Monthly Archives: November 2015

Just a few post-Thanksgiving thoughts

Well hello there everybody.  It’s been a while since the Society has posted here but we’re alive and well and we are thankful for that.  Our pastor has an interesting series going on about being thankful that I not only find interesting but very helpful for me and my own life.  This past year has been very challenging and to be honest I have some concerns about some things for the upcoming year.  I know that my being concerned in itself will not help but I’m only human, right?  Thai is why what my pastor had to say is so relevant.

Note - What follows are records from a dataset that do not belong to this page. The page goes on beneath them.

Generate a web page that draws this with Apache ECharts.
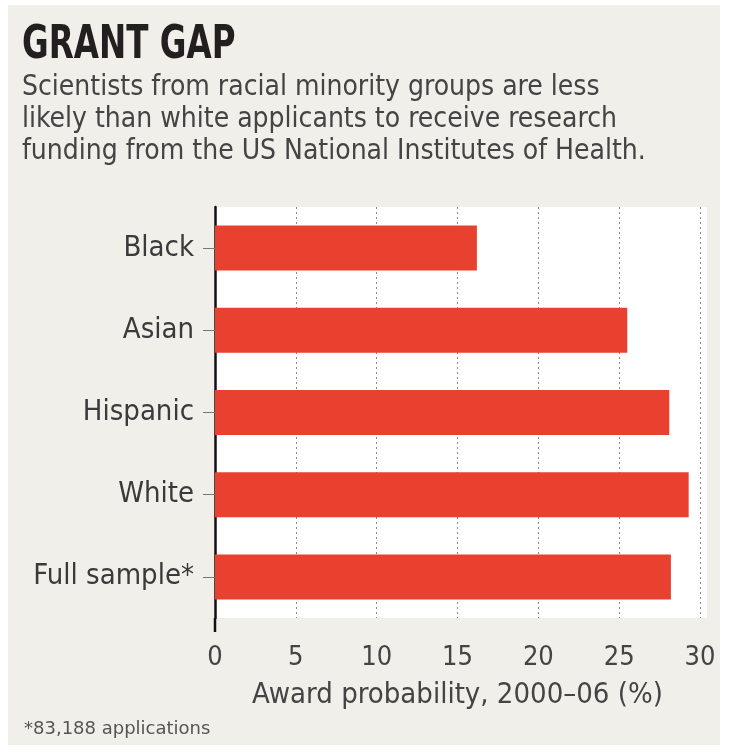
<!DOCTYPE html>
<html>
<head>
<meta charset="utf-8">
<script src="https://cdn.jsdelivr.net/npm/echarts@6/dist/echarts.min.js"></script>
<style>
  html, body { margin: 0; padding: 0; background: #fff; }
  #chart { width: 731px; height: 755px; }
</style>
</head>
<body>
<div id="chart"></div>
<script>
const categories = ['Black', 'Asian', 'Hispanic', 'White', 'Full sample*'];
const awardProbability = [16.2, 25.5, 28.1, 29.3, 28.2];
const xTicks = [0, 5, 10, 15, 20, 25, 30];

const FONT = '"DejaVu Sans Condensed", "Liberation Sans Narrow", sans-serif';
const BEIGE = '#f1efe9';
const RED = '#e9412f';

const chart = echarts.init(document.getElementById('chart'));

const option = {
  backgroundColor: '#fff',
  animation: false,
  grid: {
    left: 215,
    right: 31,
    top: 207,
    bottom: 137,
    show: true,
    backgroundColor: '#fff',
    borderWidth: 0,
  },
  xAxis: {
    type: 'value',
    min: xTicks[0],
    max: xTicks[xTicks.length - 1],
    interval: 5,
    axisLine: { show: false },
    axisTick: { show: false },
    axisLabel: {
      fontFamily: FONT,
      fontSize: 27,
      color: '#444',
      margin: 26,
    },
    splitLine: {
      show: true,
      lineStyle: { color: '#8a8a8a', type: [2, 3], width: 1 },
    },
    name: 'Award probability, 2000–06 (%)',
    nameLocation: 'middle',
    nameGap: 63,
    nameTextStyle: {
      fontFamily: FONT,
      fontSize: 29,
      color: '#444',
    },
  },
  yAxis: {
    type: 'category',
    data: categories,
    inverse: true,
    axisLine: { show: true, lineStyle: { color: '#111', width: 2.5 } },
    axisTick: {
      show: true,
      alignWithLabel: true,
      length: 12,
      lineStyle: { color: '#777', width: 1 },
    },
    axisLabel: {
      fontFamily: FONT,
      fontSize: 29,
      color: '#3a3a3a',
      margin: 21,
    },
  },
  series: [
    {
      type: 'bar',
      data: awardProbability,
      barWidth: 45,
      itemStyle: { color: RED },
    },
  ],
  graphic: [
    {
      type: 'rect',
      z: -10,
      silent: true,
      shape: { x: 8, y: 5, width: 712, height: 740 },
      style: { fill: BEIGE },
    },
    {
      type: 'text',
      left: 22,
      top: 22,
      scaleX: 0.77,
      style: {
        text: 'GRANT GAP',
        font: 'bold 47px ' + FONT,
        fill: '#231f20',
      },
    },
    {
      type: 'text',
      left: 22,
      top: 72,
      style: {
        text: 'Scientists from racial minority groups are less\nlikely than white applicants to receive research\nfunding from the US National Institutes of Health.',
        font: '28px ' + FONT,
        lineHeight: 32,
        fill: '#444',
      },
    },
    {
      type: 'text',
      left: 24,
      top: 720,
      style: {
        text: '*83,188 applications',
        font: '18px "DejaVu Sans", sans-serif',
        fill: '#555',
      },
    },
  ],
};

chart.setOption(option);

// extend the value axis line a little below the plot, and the white panel a bit past 30
const x0 = chart.convertToPixel({ xAxisIndex: 0 }, 0);
const x30 = chart.convertToPixel({ xAxisIndex: 0 }, 30);
const yTop = 207;
const yBottom = 755 - 137;
chart.setOption({
  graphic: option.graphic.concat([
    {
      type: 'rect',
      z: -5,
      silent: true,
      shape: { x: x30, y: yTop, width: 7, height: yBottom - yTop },
      style: { fill: '#fff' },
    },
    {
      type: 'line',
      shape: { x1: x0, y1: yBottom, x2: x0, y2: yBottom + 14 },
      style: { stroke: '#111', lineWidth: 2.5 },
    },
  ]),
});
</script>
</body>
</html>
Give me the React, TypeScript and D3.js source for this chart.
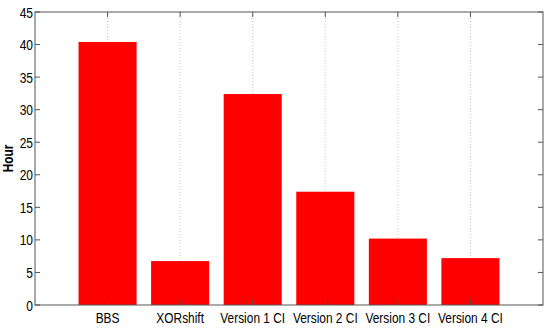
import React, { useEffect, useRef } from "react";
import * as d3 from "d3";

// categories and hours
const categories = ["BBS", "XORshift", "Version 1 CI", "Version 2 CI", "Version 3 CI", "Version 4 CI"];
const hours = [40.4, 6.75, 32.4, 17.4, 10.2, 7.2];
const yTicks = [0, 5, 10, 15, 20, 25, 30, 35, 40, 45];

const App = () => {
    const ref = useRef<SVGSVGElement>(null);

    useEffect(() => {
        const width = 550;
        const height = 329;
        const margin = { top: 12, right: 7, bottom: 24, left: 35 };
        const innerW = width - margin.left - margin.right;
        const innerH = height - margin.top - margin.bottom;

        const svg = d3.select(ref.current);
        svg.selectAll("*").remove();
        const g = svg.append("g").attr("transform", `translate(${margin.left},${margin.top})`);

        // matlab style: categories at 1..6, xlim [0, 7]
        const x = d3.scaleLinear().domain([0, categories.length + 1]).range([0, innerW]);
        const y = d3.scaleLinear().domain([0, 45]).range([innerH, 0]);
        const barW = (x(1) - x(0)) * 0.8;
        const axisColor = "#555";
        const font = "'Liberation Sans', Arial, sans-serif";

        // dotted grid lines
        categories.forEach((c, i) => {
            g.append("line")
                .attr("x1", x(i + 1)).attr("x2", x(i + 1))
                .attr("y1", 0).attr("y2", innerH)
                .attr("stroke", "#bbb")
                .attr("stroke-width", 0.8)
                .attr("stroke-dasharray", "1,2");
        });

        // bars
        hours.forEach((h, i) => {
            g.append("rect")
                .attr("x", x(i + 1) - barW / 2)
                .attr("y", y(h))
                .attr("width", barW)
                .attr("height", y(0) - y(h))
                .attr("fill", "#ff0000");
        });

        // box
        g.append("rect")
            .attr("width", innerW).attr("height", innerH)
            .attr("fill", "none")
            .attr("stroke", axisColor)
            .attr("stroke-width", 1);

        // y ticks (left + right, inward)
        yTicks.forEach((t) => {
            g.append("line").attr("x1", 0).attr("x2", 5).attr("y1", y(t)).attr("y2", y(t)).attr("stroke", axisColor);
            g.append("line").attr("x1", innerW).attr("x2", innerW - 5).attr("y1", y(t)).attr("y2", y(t)).attr("stroke", axisColor);
            g.append("g")
                .attr("transform", `translate(-2,${y(t) + 5.5}) scale(0.8,1)`)
                .append("text")
                .attr("text-anchor", "end")
                .style("font-family", font)
                .style("font-size", "15px")
                .attr("fill", "#000")
                .text(t);
        });

        // x ticks (bottom + top, inward) and labels
        categories.forEach((c, i) => {
            g.append("line").attr("x1", x(i + 1)).attr("x2", x(i + 1)).attr("y1", innerH).attr("y2", innerH - 5).attr("stroke", axisColor);
            g.append("line").attr("x1", x(i + 1)).attr("x2", x(i + 1)).attr("y1", 0).attr("y2", 5).attr("stroke", axisColor);
            g.append("g")
                .attr("transform", `translate(${x(i + 1)},${innerH + 18}) scale(0.85,1)`)
                .append("text")
                .attr("text-anchor", "middle")
                .style("font-family", font)
                .style("font-size", "14px")
                .attr("fill", "#000")
                .text(c);
        });

        // y axis label
        g.append("g")
            .attr("transform", `translate(${-22},${innerH / 2}) rotate(-90) scale(0.85,1)`)
            .append("text")
            .attr("text-anchor", "middle")
            .style("font-family", font)
            .style("font-size", "14px")
            .style("font-weight", "bold")
            .attr("fill", "#000")
            .text("Hour");
    }, []);

    return (
        <svg ref={ref} width={550} height={329}
            style={{ position: "absolute", left: 0, top: 0, background: "#fff" }} />
    );
};

export default App;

First of all, as a man of faith, I have to not only pray for the best but to claim it.  If God is the ultimate provider, I have to trust that he will continue to need all of my and my family’s needs.  I choose to do exactly that.  In addition to that, as my pastor suggested, I have to be thankful for all that He has already done for me and He has done so much.  When I look at the lives of many I grew up with and so much of what I’ve seen on the news year after year, I can’t help but be thankful and appreciative for not only being here but to be in a much better place than I could have been.  I remember in the year 1996, I was in a video store (remember those?) whenI heard two gunshots ring out.  I told myself maybe it was just firecrackers until two women ran in and said that someone had gotten shot.  I stepped outside, went up the sidewalk and a teenage boy was laying on his back on the sidewalk with people crowded around him.  I remember his mother freaking out when she arrived.  According to witnesses, he was running for his life yelling “Leave me alone, leave me alone!” when a car full of goons drove up on him and shot him.  I found out the next morning that he did not survive.  When I looked up and visited his mother, a strong woman indeed, she said that a bunch of lowlife classmates of his were jealous because of his car and other things and had a beef with him.  She said that he tried to squash it himself but the wouldn’t let it go.  While I left with a certainty that she would be okay in the long run, especially with her son’s friends stepping up for her, I was so disturbed by the incident, and the overall hate and evil in this society, that I decided I didn’t want to have children.  Nineteen years later, I have a 13 year old and an 11 year old, both boys, both black boys.

The point is that my wife and I, even with the hate and evil in society, even with the odds against black males and with so much outside of us telling us that subjecting children to this cruel world was not the right thing to do, decided that we were going to be good parents and raise children who would contribute to making the  world a better place and that’s what we’re doing.  We’re not only praying and  trusting for the best that God has to offer them but we’re thankful for what God has already done for them.  Every day I’m thankful that our sons are good, well adjusted and smart young men.  I’m also thankful for the roof over our heads, the jobs that we have, the clothes in our wardrobe and the fact that we have good family around us.  Are we where we want to ultimately be?  Not really.  Are we better off that we could be?  Absolutely!  We are making up our minds to keep on pushing ahead, be thankful for what we have, to rejoice in what we are and where we are and if and when things get challenging, to claim the challenge met and to rejoice in our impending victory.  There’s still a little over a month left in the year 2015 and still plenty of time make sure we end it with a bang.  Society Simmons is thankful for life, for love, for family and for God!